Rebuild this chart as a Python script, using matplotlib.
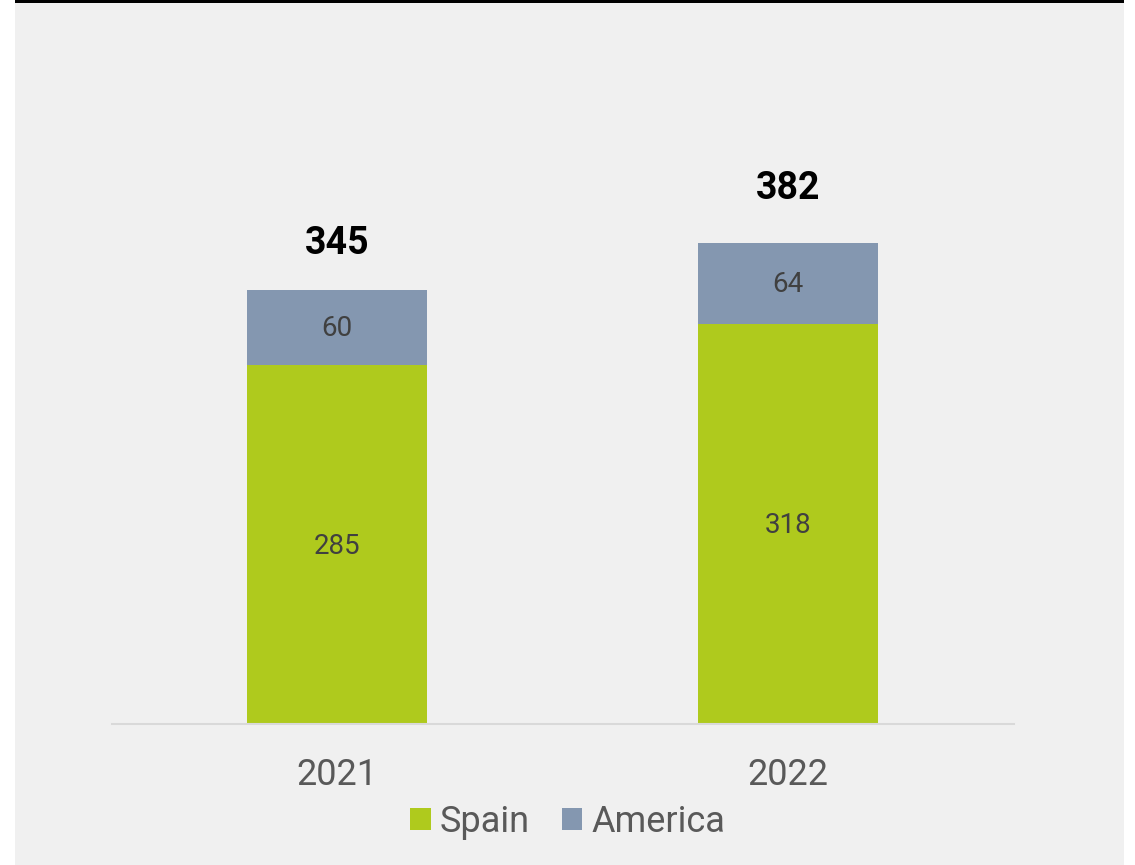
import matplotlib
matplotlib.use("Agg")
import matplotlib.pyplot as plt
from matplotlib.patches import Rectangle, Patch

plt.rcParams['font.family'] = ['Roboto', 'DejaVu Sans']

years = ['2021', '2022']
spain = [285, 318]
america = [60, 64]
totals = [345, 382]
total_pad = [20, 26]  # points above each stack

green = '#AFCA1D'
slate = '#8497B0'
bg = '#F0F0F0'

W, H = 1135, 865
fig = plt.figure(figsize=(W / 100, H / 100), dpi=100, facecolor='white')

# grey panel with a thin black rule across the top
fig.patches.append(Rectangle((15 / W, 0), 1109 / W, 1, transform=fig.transFigure,
                             facecolor=bg, edgecolor='none', zorder=-2))
fig.patches.append(Rectangle((15 / W, 1 - 3 / H), 1109 / W, 3 / H, transform=fig.transFigure,
                             facecolor='black', edgecolor='none', zorder=-1))

ax = fig.add_axes([111.5 / W, (H - 724) / H, 902 / W, 579 / H])
ax.set_facecolor('none')

x = range(len(years))
ax.bar(x, spain, width=0.4, color=green, zorder=2)
ax.bar(x, america, width=0.4, bottom=spain, color=slate, zorder=2)

for i in x:
    ax.annotate(str(spain[i]), (i, spain[i] / 2), xytext=(0, -1.5),
                textcoords='offset points', ha='center', va='center',
                fontsize=20, color='#404040')
    ax.annotate(str(america[i]), (i, spain[i] + america[i] / 2), xytext=(0, -1),
                textcoords='offset points', ha='center', va='center',
                fontsize=20, color='#404040')
    ax.annotate(str(totals[i]), (i, spain[i] + america[i]), xytext=(0, total_pad[i]),
                textcoords='offset points', ha='center', va='bottom',
                fontsize=27, fontweight='bold', color='black')

ax.set_xlim(-0.5, 1.5)
ax.set_ylim(0, 460)
ax.set_xticks(list(x))
ax.set_xticklabels(years, fontsize=26, color='#595959')
ax.tick_params(axis='x', length=0, pad=24)
ax.set_yticks([])
for s in ['top', 'left', 'right']:
    ax.spines[s].set_visible(False)
ax.spines['bottom'].set_color('#D9D9D9')
ax.spines['bottom'].set_linewidth(1.5)

handles = [Patch(facecolor=green, label='Spain'), Patch(facecolor=slate, label='America')]
leg = fig.legend(handles=handles, loc='center', bbox_to_anchor=(0.5, 0.05), ncol=2,
                 frameon=False, fontsize=26, handlelength=0.58, handleheight=0.58,
                 handletextpad=0.25, columnspacing=0.88, borderpad=0)
for t in leg.get_texts():
    t.set_color('#595959')

fig.savefig('out.png', dpi=100, facecolor='white')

....

**Stated exercise**
Set down the complete material exactly, but do not include the images.

**Task answer**
Rebuild this chart as a Python script, using matplotlib.
import matplotlib
matplotlib.use("Agg")
import matplotlib.pyplot as plt
from matplotlib.patches import Rectangle, Patch

plt.rcParams['font.family'] = ['Roboto', 'DejaVu Sans']

years = ['2021', '2022']
spain = [285, 318]
america = [60, 64]
totals = [345, 382]
total_pad = [20, 26]  # points above each stack

green = '#AFCA1D'
slate = '#8497B0'
bg = '#F0F0F0'

W, H = 1135, 865
fig = plt.figure(figsize=(W / 100, H / 100), dpi=100, facecolor='white')

# grey panel with a thin black rule across the top
fig.patches.append(Rectangle((15 / W, 0), 1109 / W, 1, transform=fig.transFigure,
                             facecolor=bg, edgecolor='none', zorder=-2))
fig.patches.append(Rectangle((15 / W, 1 - 3 / H), 1109 / W, 3 / H, transform=fig.transFigure,
                             facecolor='black', edgecolor='none', zorder=-1))

ax = fig.add_axes([111.5 / W, (H - 724) / H, 902 / W, 579 / H])
ax.set_facecolor('none')

x = range(len(years))
ax.bar(x, spain, width=0.4, color=green, zorder=2)
ax.bar(x, america, width=0.4, bottom=spain, color=slate, zorder=2)

for i in x:
    ax.annotate(str(spain[i]), (i, spain[i] / 2), xytext=(0, -1.5),
                textcoords='offset points', ha='center', va='center',
                fontsize=20, color='#404040')
    ax.annotate(str(america[i]), (i, spain[i] + america[i] / 2), xytext=(0, -1),
                textcoords='offset points', ha='center', va='center',
                fontsize=20, color='#404040')
    ax.annotate(str(totals[i]), (i, spain[i] + america[i]), xytext=(0, total_pad[i]),
                textcoords='offset points', ha='center', va='bottom',
                fontsize=27, fontweight='bold', color='black')

ax.set_xlim(-0.5, 1.5)
ax.set_ylim(0, 460)
ax.set_xticks(list(x))
ax.set_xticklabels(years, fontsize=26, color='#595959')
ax.tick_params(axis='x', length=0, pad=24)
ax.set_yticks([])
for s in ['top', 'left', 'right']:
    ax.spines[s].set_visible(False)
ax.spines['bottom'].set_color('#D9D9D9')
ax.spines['bottom'].set_linewidth(1.5)

handles = [Patch(facecolor=green, label='Spain'), Patch(facecolor=slate, label='America')]
leg = fig.legend(handles=handles, loc='center', bbox_to_anchor=(0.5, 0.05), ncol=2,
                 frameon=False, fontsize=26, handlelength=0.58, handleheight=0.58,
                 handletextpad=0.25, columnspacing=0.88, borderpad=0)
for t in leg.get_texts():
    t.set_color('#595959')

fig.savefig('out.png', dpi=100, facecolor='white')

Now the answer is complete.